Loading Textual KG Files in Python

You can load processed textual knowledge graph files using the SimKGCDataLoader:

from text_kgc_data.tkg_io import load_tkg_from_files

entity_id2name_source_path = "path/to/entity_id2name.json"  # Dict[str, str]
entity_id2description_source_path = "path/to/entity_id2description.json" # Dict[str, str]
relation_id2name_source_path = "path/to/relation_id2name.json" # Dict[str, str]

textual_kg = load_tkg_from_files(
    entity_id2name_source_path,
    entity_id2description_source_path,
    relation_id2name_source_path,
)

Saving KG to Files

You can save a TextualKG object to disk using the save_tkg_to_files function. This will export the entity and relation mappings to JSON files for later use.
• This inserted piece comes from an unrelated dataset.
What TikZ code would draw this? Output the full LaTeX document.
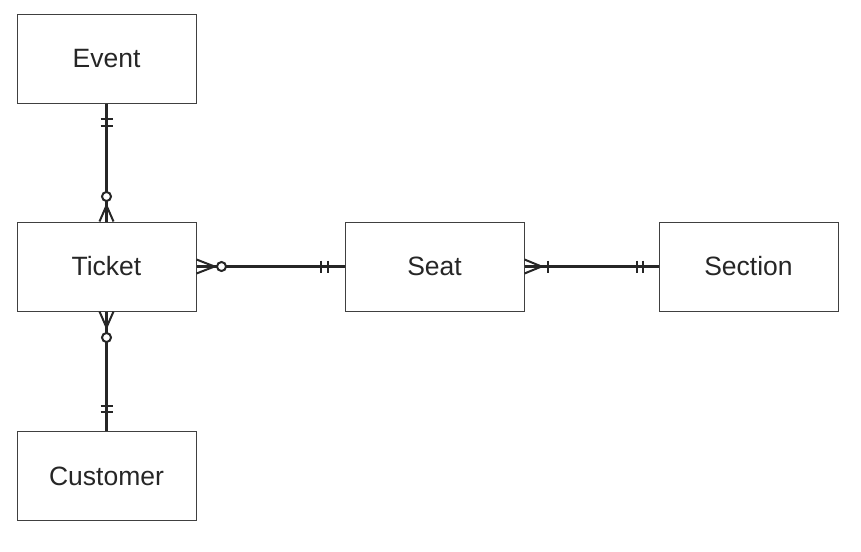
\documentclass[tikz,border=0pt]{standalone}
\usepackage{fontspec}
\setmainfont{Liberation Sans}
\usetikzlibrary{calc}
\begin{document}
\begin{tikzpicture}[x=1pt,y=-1pt,
  entity/.style={draw=black!75,line width=1pt,minimum width=179pt,minimum height=89pt,inner sep=0pt,font=\fontsize{26.5}{30}\selectfont,text=black!85},
  rel/.style={line width=2.2pt,black!85},
  mk/.style={line width=2pt,black!85}]
\useasboundingbox (0,0) rectangle (861,551);
\node[entity] (event) at (106.5,59) {Event};
\node[entity] (ticket) at (106.5,266.5) {Ticket};
\node[entity] (customer) at (106.5,476) {Customer};
\node[entity] (seat) at (434.5,266.5) {Seat};
\node[entity] (section) at (748.5,266.5) {Section};
% Event - Ticket
\draw[rel] (event.south) -- (ticket.north);
\draw[mk] ($(event.south)+(-6,15)$) -- ($(event.south)+(6,15)$);
\draw[mk] ($(event.south)+(-6,22)$) -- ($(event.south)+(6,22)$);
\draw[mk,fill=white] ($(ticket.north)+(0,-25)$) circle (4.5);
\draw[mk] ($(ticket.north)+(0,-16)$) -- ($(ticket.north)+(-7,0)$);
\draw[mk] ($(ticket.north)+(0,-16)$) -- ($(ticket.north)+(7,0)$);
% Ticket - Customer
\draw[rel] (ticket.south) -- (customer.north);
\draw[mk] ($(customer.north)+(-6,-25)$) -- ($(customer.north)+(6,-25)$);
\draw[mk] ($(customer.north)+(-6,-19)$) -- ($(customer.north)+(6,-19)$);
\draw[mk,fill=white] ($(ticket.south)+(0,26)$) circle (4.5);
\draw[mk] ($(ticket.south)+(0,16)$) -- ($(ticket.south)+(-7,0)$);
\draw[mk] ($(ticket.south)+(0,16)$) -- ($(ticket.south)+(7,0)$);
% Ticket - Seat
\draw[rel] (ticket.east) -- (seat.west);
\draw[mk,fill=white] ($(ticket.east)+(25,0)$) circle (4.5);
\draw[mk] ($(ticket.east)+(18,0)$) -- ($(ticket.east)+(0,-7)$);
\draw[mk] ($(ticket.east)+(18,0)$) -- ($(ticket.east)+(0,7)$);
\draw[mk] ($(seat.west)+(-24,-6)$) -- ($(seat.west)+(-24,6)$);
\draw[mk] ($(seat.west)+(-17,-6)$) -- ($(seat.west)+(-17,6)$);
% Seat - Section
\draw[rel] (seat.east) -- (section.west);
\draw[mk] ($(seat.east)+(17,0)$) -- ($(seat.east)+(0,-7)$);
\draw[mk] ($(seat.east)+(17,0)$) -- ($(seat.east)+(0,7)$);
\draw[mk] ($(seat.east)+(23,-6)$) -- ($(seat.east)+(23,6)$);
\draw[mk] ($(section.west)+(-22,-6)$) -- ($(section.west)+(-22,6)$);
\draw[mk] ($(section.west)+(-16,-6)$) -- ($(section.west)+(-16,6)$);
\end{tikzpicture}
\end{document}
from text_kgc_data.tkg_io import save_tkg_to_files
from text_kgc_data.tkg import TextualKG

# Assume `textual_kg` is an instance of TextualKG
save_tkg_to_files(
  textual_kg,
  "path/to/entity_id2name.json",
  "path/to/entity_id2description.json",
  "path/to/relation_id2name.json",
)
  • Make sure the output paths are writable.
  • The saved files can be loaded later using load_tkg_from_files.

Notes

  • All CLI commands support custom input/output paths for flexible workflows.
  • Preprocessing utilities help ensure data consistency and compatibility with downstream models.
  • See the code in cli.py for the latest available commands and options.